- **RAW DATA**:

__________________________________________________

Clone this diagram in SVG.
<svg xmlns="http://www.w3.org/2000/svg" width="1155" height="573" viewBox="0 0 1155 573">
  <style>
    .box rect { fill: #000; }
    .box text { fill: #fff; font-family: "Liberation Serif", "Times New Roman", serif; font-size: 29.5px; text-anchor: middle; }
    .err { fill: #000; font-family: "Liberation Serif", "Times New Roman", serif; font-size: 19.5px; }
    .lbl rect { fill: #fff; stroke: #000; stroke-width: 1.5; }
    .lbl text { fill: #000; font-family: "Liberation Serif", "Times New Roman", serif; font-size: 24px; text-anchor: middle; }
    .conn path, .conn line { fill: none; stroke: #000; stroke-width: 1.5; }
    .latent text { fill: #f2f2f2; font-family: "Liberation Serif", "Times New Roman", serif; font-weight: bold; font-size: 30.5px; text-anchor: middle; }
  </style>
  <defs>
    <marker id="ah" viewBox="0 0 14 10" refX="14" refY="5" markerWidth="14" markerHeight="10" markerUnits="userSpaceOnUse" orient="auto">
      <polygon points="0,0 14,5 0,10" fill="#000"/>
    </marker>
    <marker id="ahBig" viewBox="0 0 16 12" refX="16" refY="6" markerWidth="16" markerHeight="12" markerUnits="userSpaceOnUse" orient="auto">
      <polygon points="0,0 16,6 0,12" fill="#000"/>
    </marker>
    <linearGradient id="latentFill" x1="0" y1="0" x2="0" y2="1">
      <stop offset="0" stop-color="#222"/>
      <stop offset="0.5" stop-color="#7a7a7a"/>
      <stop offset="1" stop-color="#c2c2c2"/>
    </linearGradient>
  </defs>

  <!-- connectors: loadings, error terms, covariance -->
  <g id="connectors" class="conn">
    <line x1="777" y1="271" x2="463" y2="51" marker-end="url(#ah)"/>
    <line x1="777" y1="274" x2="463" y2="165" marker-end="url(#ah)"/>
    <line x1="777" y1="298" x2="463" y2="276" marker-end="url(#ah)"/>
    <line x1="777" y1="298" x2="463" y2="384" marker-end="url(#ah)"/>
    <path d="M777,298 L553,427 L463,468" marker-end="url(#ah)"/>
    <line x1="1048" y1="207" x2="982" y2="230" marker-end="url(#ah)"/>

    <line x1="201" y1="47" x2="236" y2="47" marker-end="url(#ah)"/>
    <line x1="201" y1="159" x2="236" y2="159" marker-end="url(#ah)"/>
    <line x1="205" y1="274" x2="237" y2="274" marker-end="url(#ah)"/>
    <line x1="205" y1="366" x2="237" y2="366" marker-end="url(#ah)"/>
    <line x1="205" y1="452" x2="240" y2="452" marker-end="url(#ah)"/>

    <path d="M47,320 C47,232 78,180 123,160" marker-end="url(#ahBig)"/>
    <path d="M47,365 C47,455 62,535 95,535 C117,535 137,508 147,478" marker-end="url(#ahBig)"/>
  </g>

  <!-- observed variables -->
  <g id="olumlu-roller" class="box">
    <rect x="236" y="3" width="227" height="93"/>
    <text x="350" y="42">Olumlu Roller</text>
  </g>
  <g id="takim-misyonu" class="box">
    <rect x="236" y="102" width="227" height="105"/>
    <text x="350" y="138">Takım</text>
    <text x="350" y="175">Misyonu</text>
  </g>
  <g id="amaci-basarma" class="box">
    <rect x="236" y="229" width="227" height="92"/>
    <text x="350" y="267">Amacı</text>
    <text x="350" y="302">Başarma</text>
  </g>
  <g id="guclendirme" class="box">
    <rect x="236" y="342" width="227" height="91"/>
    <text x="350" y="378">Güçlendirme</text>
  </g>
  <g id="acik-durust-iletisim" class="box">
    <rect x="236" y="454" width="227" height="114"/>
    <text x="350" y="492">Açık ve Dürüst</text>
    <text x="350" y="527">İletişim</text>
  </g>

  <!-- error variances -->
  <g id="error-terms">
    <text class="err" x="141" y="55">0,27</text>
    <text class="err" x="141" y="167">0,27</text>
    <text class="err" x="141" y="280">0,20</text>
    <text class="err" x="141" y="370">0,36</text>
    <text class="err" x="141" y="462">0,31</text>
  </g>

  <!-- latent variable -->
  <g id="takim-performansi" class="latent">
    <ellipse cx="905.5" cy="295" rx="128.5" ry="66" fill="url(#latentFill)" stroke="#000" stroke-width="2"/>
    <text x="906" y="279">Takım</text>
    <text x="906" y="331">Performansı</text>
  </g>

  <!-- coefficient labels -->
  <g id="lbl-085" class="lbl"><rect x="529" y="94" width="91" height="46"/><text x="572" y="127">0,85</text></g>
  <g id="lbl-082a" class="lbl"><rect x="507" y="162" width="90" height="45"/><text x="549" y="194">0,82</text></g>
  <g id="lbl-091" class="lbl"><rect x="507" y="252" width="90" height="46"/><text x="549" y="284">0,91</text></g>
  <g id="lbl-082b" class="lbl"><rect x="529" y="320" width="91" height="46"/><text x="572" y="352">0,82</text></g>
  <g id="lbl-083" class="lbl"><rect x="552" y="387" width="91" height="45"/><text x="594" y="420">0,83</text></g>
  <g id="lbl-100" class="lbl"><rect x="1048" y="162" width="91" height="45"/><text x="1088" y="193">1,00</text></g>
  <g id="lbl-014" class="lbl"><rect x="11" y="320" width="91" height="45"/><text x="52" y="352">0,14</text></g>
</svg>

__________________________________________________

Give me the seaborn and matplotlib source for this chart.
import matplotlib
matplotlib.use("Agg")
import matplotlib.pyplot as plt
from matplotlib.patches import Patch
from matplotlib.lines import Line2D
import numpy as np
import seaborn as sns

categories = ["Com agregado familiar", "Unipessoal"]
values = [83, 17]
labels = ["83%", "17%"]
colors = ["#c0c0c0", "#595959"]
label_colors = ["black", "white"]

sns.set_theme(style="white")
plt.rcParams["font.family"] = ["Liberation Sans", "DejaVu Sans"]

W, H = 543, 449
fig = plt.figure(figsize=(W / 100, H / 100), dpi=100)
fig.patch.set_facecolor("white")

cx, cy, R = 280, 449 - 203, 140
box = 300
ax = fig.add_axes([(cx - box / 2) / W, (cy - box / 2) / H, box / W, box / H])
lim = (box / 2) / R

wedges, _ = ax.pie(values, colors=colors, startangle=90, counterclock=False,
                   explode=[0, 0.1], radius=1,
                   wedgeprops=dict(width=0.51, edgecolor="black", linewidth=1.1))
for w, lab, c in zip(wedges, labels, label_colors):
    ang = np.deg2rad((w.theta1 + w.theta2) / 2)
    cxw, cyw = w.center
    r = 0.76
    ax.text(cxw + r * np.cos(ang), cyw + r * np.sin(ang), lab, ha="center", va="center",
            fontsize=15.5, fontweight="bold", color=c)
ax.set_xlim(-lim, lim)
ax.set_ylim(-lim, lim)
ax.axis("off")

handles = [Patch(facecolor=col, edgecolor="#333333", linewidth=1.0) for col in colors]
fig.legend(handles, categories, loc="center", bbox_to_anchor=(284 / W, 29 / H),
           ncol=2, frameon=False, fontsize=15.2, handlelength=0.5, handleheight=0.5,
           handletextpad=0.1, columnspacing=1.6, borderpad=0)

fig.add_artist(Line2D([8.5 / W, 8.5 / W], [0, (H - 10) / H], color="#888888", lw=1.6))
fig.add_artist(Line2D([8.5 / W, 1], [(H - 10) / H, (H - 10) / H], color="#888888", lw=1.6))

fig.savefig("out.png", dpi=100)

__________________________________________________

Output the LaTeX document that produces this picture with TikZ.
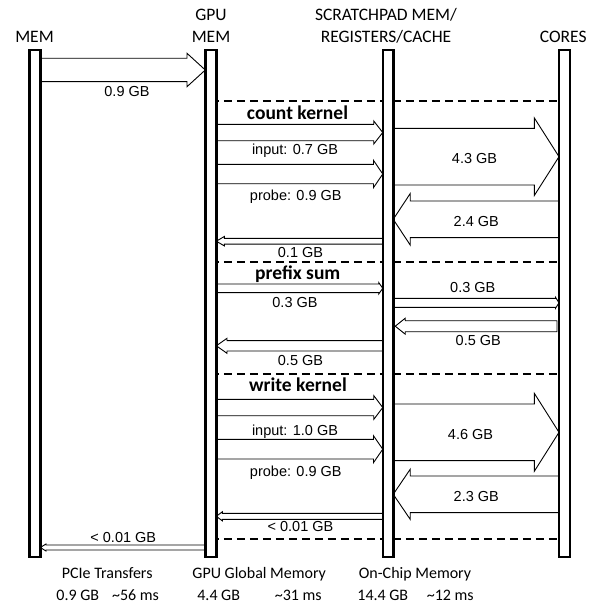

__________________________________________________

- **THE TASK**: Report only how many lines of the listing hold the word "seaborn".

- **ANSWER FOR THE TASK**: 2